If I move it it in a GUI, I have to get to the CLI and type a "monotone rename" command, including at least one (and probably two) longish path name I can't cut&paste from the GUI. Ugh.

in this case, monotone will complain that it can't find the file when you try to commit.

in any case, VC tools do get upset when you damage their concept of the working copy without telling them. one option is to complain -- let the user fix it -- and one option is to try to automatically adapt to the damage. currently we complain, and nobody's yet reported this behavior as surprising, just speculated that it *could* be made quasi-automatic with guids-in-comments, excepting a bunch of other cases like backup files and binaries.

This is the law of "conservation of pain". You can shift it between file creation, rename, or merge/update/commit time - either way, its there.

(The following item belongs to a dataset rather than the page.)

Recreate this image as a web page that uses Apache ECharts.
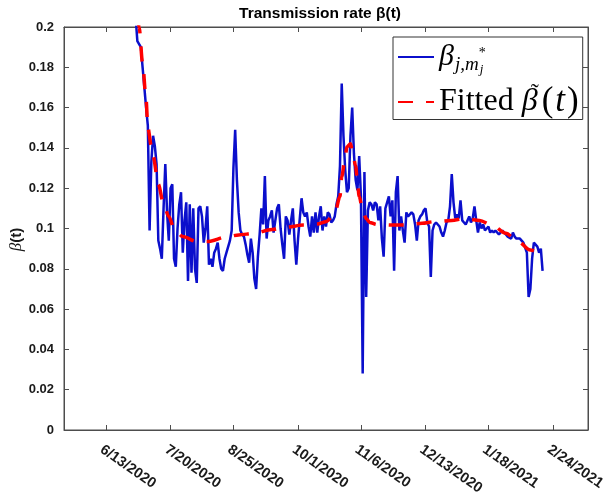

oh, I've never seen such a law. sometimes you can make things less painful by adjusting implementation, and I'm willing to do so if it looks clearly like the change *will* lower user pain. I'm just not convinced the structure you're suggesting helps. plan A involves embedding data in files, scanning every findable file for these strings, checking for uniqueness, and intelligently masking out backups and duplicates. plan B involves a situation where you still have to tell monotone about all the rename/add/del actions. neither seems like a big "reduction in pain" from what we have now.

In YAML, our policy is that when something boils down to a taste issue, we defer to the project's founder

ok. that's me, and for the time being (not set in stone, but for now) I'd prefer not to tangle with any additional form of uid. if it becomes clear through use that this is actually hurting us, I may change my mind, but right now I've never hit it as anything beyond a theoretical problem.